# TASK TO COMPLETE:
Leave the pictures out. Return all other data exactly.

# SUPPLIED INFORMATION:
☆ ☆ ☆ ☆
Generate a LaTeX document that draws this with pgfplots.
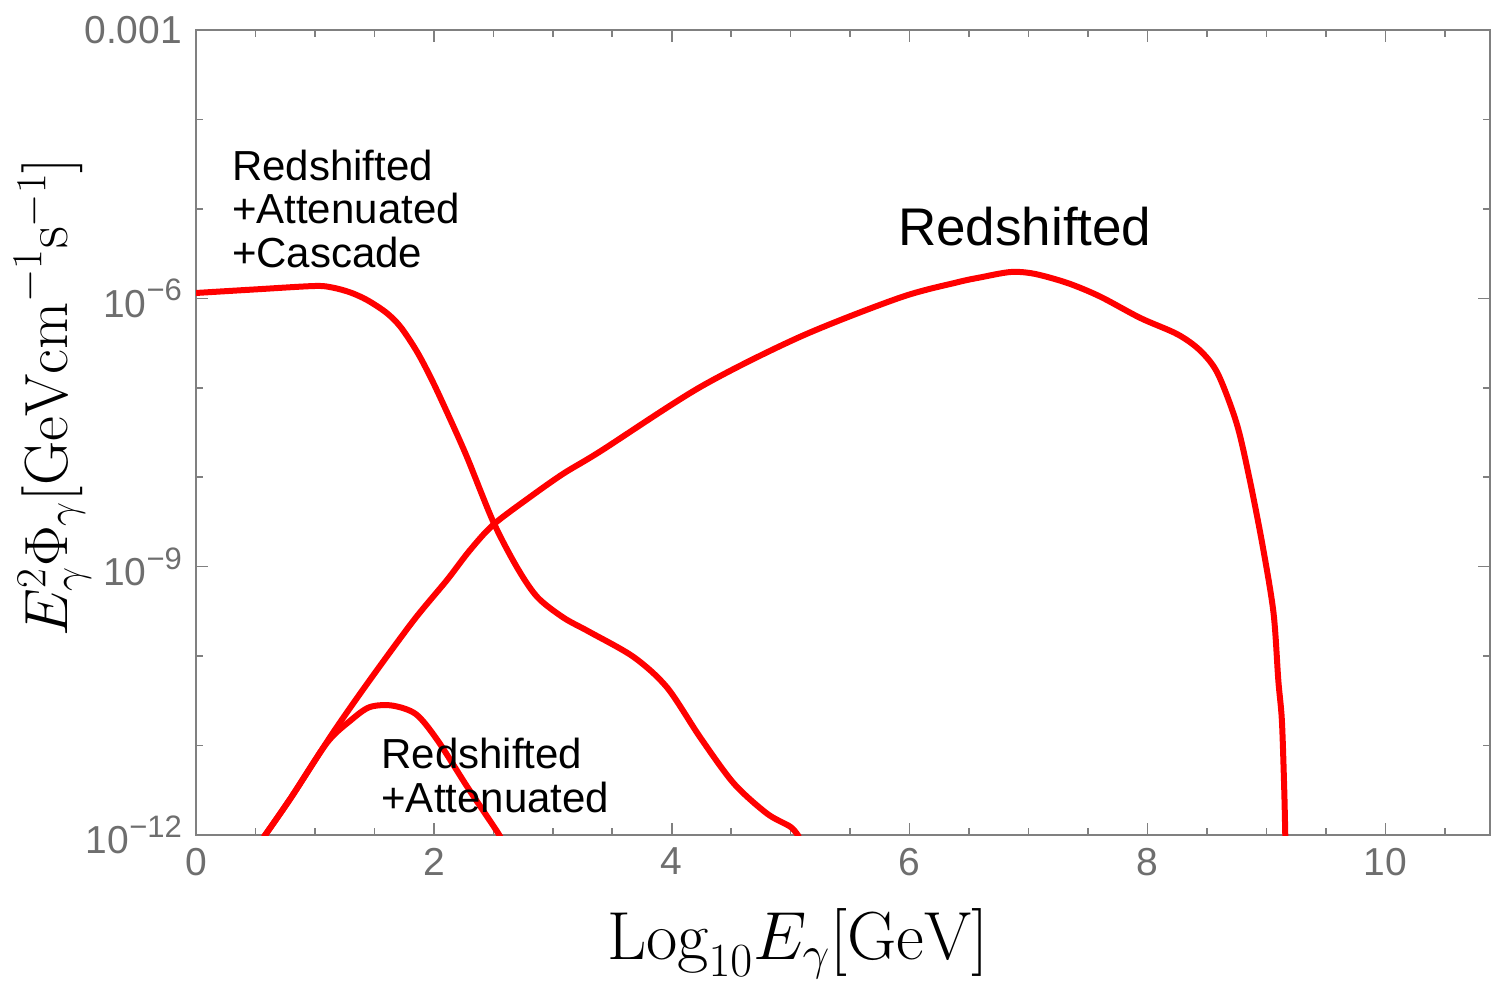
\RequirePackage{fix-cm}
\documentclass[border=0pt]{standalone}
\usepackage{pgfplots}
\pgfplotsset{compat=1.18}
\usepackage{fontspec}
\newfontfamily\lsans{Liberation Sans}
\definecolor{axgray}{HTML}{808080}
\definecolor{tickgray}{HTML}{6E6E6E}
\newcommand{\ex}[1]{10\raisebox{0.42em}{\fontsize{15.5}{15.5}\selectfont −#1}}
\begin{document}
\begin{tikzpicture}
\useasboundingbox (0,0) rectangle (745.5pt,494.5pt);
\begin{axis}[
  at={(98pt,77pt)}, anchor=south west,
  scale only axis, width=647pt, height=402.5pt,
  xmin=0, xmax=10.88, ymode=log, ymin=1e-12, ymax=1e-3,
  axis line style={axgray, line width=1pt},
  every tick/.style={axgray, line width=0.8pt},
  xtick={0,2,4,6,8,10}, xticklabels={0,2,4,6,8,10},
  minor xtick={0.5,1,1.5,...,10.5},
  ytick={1e-12,1e-9,1e-6,1e-3},
  yticklabels={\ex{12},\ex{9},\ex{6},0.001},
  minor ytick={1e-11,1e-10,1e-8,1e-7,1e-5,1e-4},
  major tick length=6pt, minor tick length=3.5pt,
  tick label style={font=\lsans\fontsize{19.5}{19.5}\selectfont, text=tickgray},
  xticklabel style={yshift=-3pt},
  yticklabel style={xshift=-3.5pt},
  xlabel={$\mathrm{Log}_{10}E_\gamma[\mathrm{GeV}]$},
  xlabel style={at={(axis description cs:0.465,-0.155)}, anchor=base, inner sep=0pt, font=\fontsize{34}{34}\selectfont},
  ylabel={$E_\gamma^2\Phi_\gamma[\mathrm{GeV cm}^{-1}\mathrm{s}^{-1}]$},
  ylabel style={at={(axis description cs:-0.111,0.544)}, anchor=center, inner sep=0pt, font=\fontsize{30.5}{30.5}\selectfont},
]
% Redshifted + Attenuated + Cascade
\addplot[red, line width=3pt, smooth] coordinates {
(0,1.148e-6) (0.5,1.259e-6) (1.0,1.374e-6) (1.15,1.318e-6) (1.30,1.161e-6)
(1.44,9.55e-7) (1.6,6.92e-7) (1.72,4.79e-7) (1.86,2.51e-7) (1.99,1.175e-7)
(2.14,4.37e-8) (2.28,1.66e-8) (2.5,3.16e-9) (2.70,9.77e-10) (2.87,4.57e-10)
(3.09,2.69e-10) (3.31,1.86e-10) (3.68,9.77e-11) (3.96,4.47e-11)
(4.24,1.23e-11) (4.52,3.80e-12) (4.80,1.74e-12) (5.0,1.23e-12) (5.07,9.5e-13)
};
% Redshifted
\addplot[red, line width=3pt, smooth] coordinates {
(0.57,9.5e-13) (0.80,2.63e-12) (1.15,1.38e-11) (1.46,5.37e-11) (1.83,2.51e-10)
(2.11,7.08e-10) (2.30,1.51e-9) (2.50,2.95e-9) (2.81,6.03e-9) (3.09,1.10e-8)
(3.40,1.95e-8) (4.24,1.02e-7) (5.08,3.72e-7) (5.92,1.02e-6) (6.4,1.51e-6)
(6.6,1.72e-6) (6.85,1.97e-6) (7.05,1.88e-6) (7.33,1.48e-6) (7.6,1.05e-6)
(7.94,6.03e-7) (8.25,3.98e-7) (8.44,2.63e-7) (8.59,1.45e-7) (8.75,3.98e-8)
(8.86,9.33e-9) (8.97,1.66e-9) (9.06,3.02e-10) (9.10,5.37e-11) (9.13,1.91e-11)
(9.15,3.16e-12) (9.16,7.9e-13)
};
% Redshifted + Attenuated
\addplot[red, line width=3pt, smooth] coordinates {
(0.57,9.5e-13) (0.80,2.63e-12) (1.10,1.07e-11) (1.30,1.91e-11) (1.46,2.69e-11)
(1.65,2.80e-11) (1.85,2.24e-11) (2.03,1.15e-11) (2.28,3.47e-12) (2.54,1.05e-12) (2.56,8.9e-13)
};
\node[anchor=base west, inner sep=0, font=\lsans\fontsize{21}{21}\selectfont] at (axis cs:0.30,2.10e-5) {Redshifted};
\node[anchor=base west, inner sep=0, font=\lsans\fontsize{21}{21}\selectfont] at (axis cs:0.30,6.93e-6) {+Attenuated};
\node[anchor=base west, inner sep=0, font=\lsans\fontsize{21}{21}\selectfont] at (axis cs:0.30,2.23e-6) {+Cascade};
\node[anchor=base west, inner sep=0, font=\lsans\fontsize{26.5}{26.5}\selectfont] at (axis cs:5.90,3.94e-6) {Redshifted};
\node[anchor=base west, inner sep=0, font=\lsans\fontsize{21}{21}\selectfont] at (axis cs:1.556,5.56e-12) {Redshifted};
\node[anchor=base west, inner sep=0, font=\lsans\fontsize{21}{21}\selectfont] at (axis cs:1.556,1.79e-12) {+Attenuated};
\end{axis}
\end{tikzpicture}
\end{document}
☆ ☆ ☆ ☆
# ANSWER TO THIS TASK:
Generate a LaTeX document that draws this with pgfplots.
\RequirePackage{fix-cm}
\documentclass[border=0pt]{standalone}
\usepackage{pgfplots}
\pgfplotsset{compat=1.18}
\usepackage{fontspec}
\newfontfamily\lsans{Liberation Sans}
\definecolor{axgray}{HTML}{808080}
\definecolor{tickgray}{HTML}{6E6E6E}
\newcommand{\ex}[1]{10\raisebox{0.42em}{\fontsize{15.5}{15.5}\selectfont −#1}}
\begin{document}
\begin{tikzpicture}
\useasboundingbox (0,0) rectangle (745.5pt,494.5pt);
\begin{axis}[
  at={(98pt,77pt)}, anchor=south west,
  scale only axis, width=647pt, height=402.5pt,
  xmin=0, xmax=10.88, ymode=log, ymin=1e-12, ymax=1e-3,
  axis line style={axgray, line width=1pt},
  every tick/.style={axgray, line width=0.8pt},
  xtick={0,2,4,6,8,10}, xticklabels={0,2,4,6,8,10},
  minor xtick={0.5,1,1.5,...,10.5},
  ytick={1e-12,1e-9,1e-6,1e-3},
  yticklabels={\ex{12},\ex{9},\ex{6},0.001},
  minor ytick={1e-11,1e-10,1e-8,1e-7,1e-5,1e-4},
  major tick length=6pt, minor tick length=3.5pt,
  tick label style={font=\lsans\fontsize{19.5}{19.5}\selectfont, text=tickgray},
  xticklabel style={yshift=-3pt},
  yticklabel style={xshift=-3.5pt},
  xlabel={$\mathrm{Log}_{10}E_\gamma[\mathrm{GeV}]$},
  xlabel style={at={(axis description cs:0.465,-0.155)}, anchor=base, inner sep=0pt, font=\fontsize{34}{34}\selectfont},
  ylabel={$E_\gamma^2\Phi_\gamma[\mathrm{GeV cm}^{-1}\mathrm{s}^{-1}]$},
  ylabel style={at={(axis description cs:-0.111,0.544)}, anchor=center, inner sep=0pt, font=\fontsize{30.5}{30.5}\selectfont},
]
% Redshifted + Attenuated + Cascade
\addplot[red, line width=3pt, smooth] coordinates {
(0,1.148e-6) (0.5,1.259e-6) (1.0,1.374e-6) (1.15,1.318e-6) (1.30,1.161e-6)
(1.44,9.55e-7) (1.6,6.92e-7) (1.72,4.79e-7) (1.86,2.51e-7) (1.99,1.175e-7)
(2.14,4.37e-8) (2.28,1.66e-8) (2.5,3.16e-9) (2.70,9.77e-10) (2.87,4.57e-10)
(3.09,2.69e-10) (3.31,1.86e-10) (3.68,9.77e-11) (3.96,4.47e-11)
(4.24,1.23e-11) (4.52,3.80e-12) (4.80,1.74e-12) (5.0,1.23e-12) (5.07,9.5e-13)
};
% Redshifted
\addplot[red, line width=3pt, smooth] coordinates {
(0.57,9.5e-13) (0.80,2.63e-12) (1.15,1.38e-11) (1.46,5.37e-11) (1.83,2.51e-10)
(2.11,7.08e-10) (2.30,1.51e-9) (2.50,2.95e-9) (2.81,6.03e-9) (3.09,1.10e-8)
(3.40,1.95e-8) (4.24,1.02e-7) (5.08,3.72e-7) (5.92,1.02e-6) (6.4,1.51e-6)
(6.6,1.72e-6) (6.85,1.97e-6) (7.05,1.88e-6) (7.33,1.48e-6) (7.6,1.05e-6)
(7.94,6.03e-7) (8.25,3.98e-7) (8.44,2.63e-7) (8.59,1.45e-7) (8.75,3.98e-8)
(8.86,9.33e-9) (8.97,1.66e-9) (9.06,3.02e-10) (9.10,5.37e-11) (9.13,1.91e-11)
(9.15,3.16e-12) (9.16,7.9e-13)
};
% Redshifted + Attenuated
\addplot[red, line width=3pt, smooth] coordinates {
(0.57,9.5e-13) (0.80,2.63e-12) (1.10,1.07e-11) (1.30,1.91e-11) (1.46,2.69e-11)
(1.65,2.80e-11) (1.85,2.24e-11) (2.03,1.15e-11) (2.28,3.47e-12) (2.54,1.05e-12) (2.56,8.9e-13)
};
\node[anchor=base west, inner sep=0, font=\lsans\fontsize{21}{21}\selectfont] at (axis cs:0.30,2.10e-5) {Redshifted};
\node[anchor=base west, inner sep=0, font=\lsans\fontsize{21}{21}\selectfont] at (axis cs:0.30,6.93e-6) {+Attenuated};
\node[anchor=base west, inner sep=0, font=\lsans\fontsize{21}{21}\selectfont] at (axis cs:0.30,2.23e-6) {+Cascade};
\node[anchor=base west, inner sep=0, font=\lsans\fontsize{26.5}{26.5}\selectfont] at (axis cs:5.90,3.94e-6) {Redshifted};
\node[anchor=base west, inner sep=0, font=\lsans\fontsize{21}{21}\selectfont] at (axis cs:1.556,5.56e-12) {Redshifted};
\node[anchor=base west, inner sep=0, font=\lsans\fontsize{21}{21}\selectfont] at (axis cs:1.556,1.79e-12) {+Attenuated};
\end{axis}
\end{tikzpicture}
\end{document}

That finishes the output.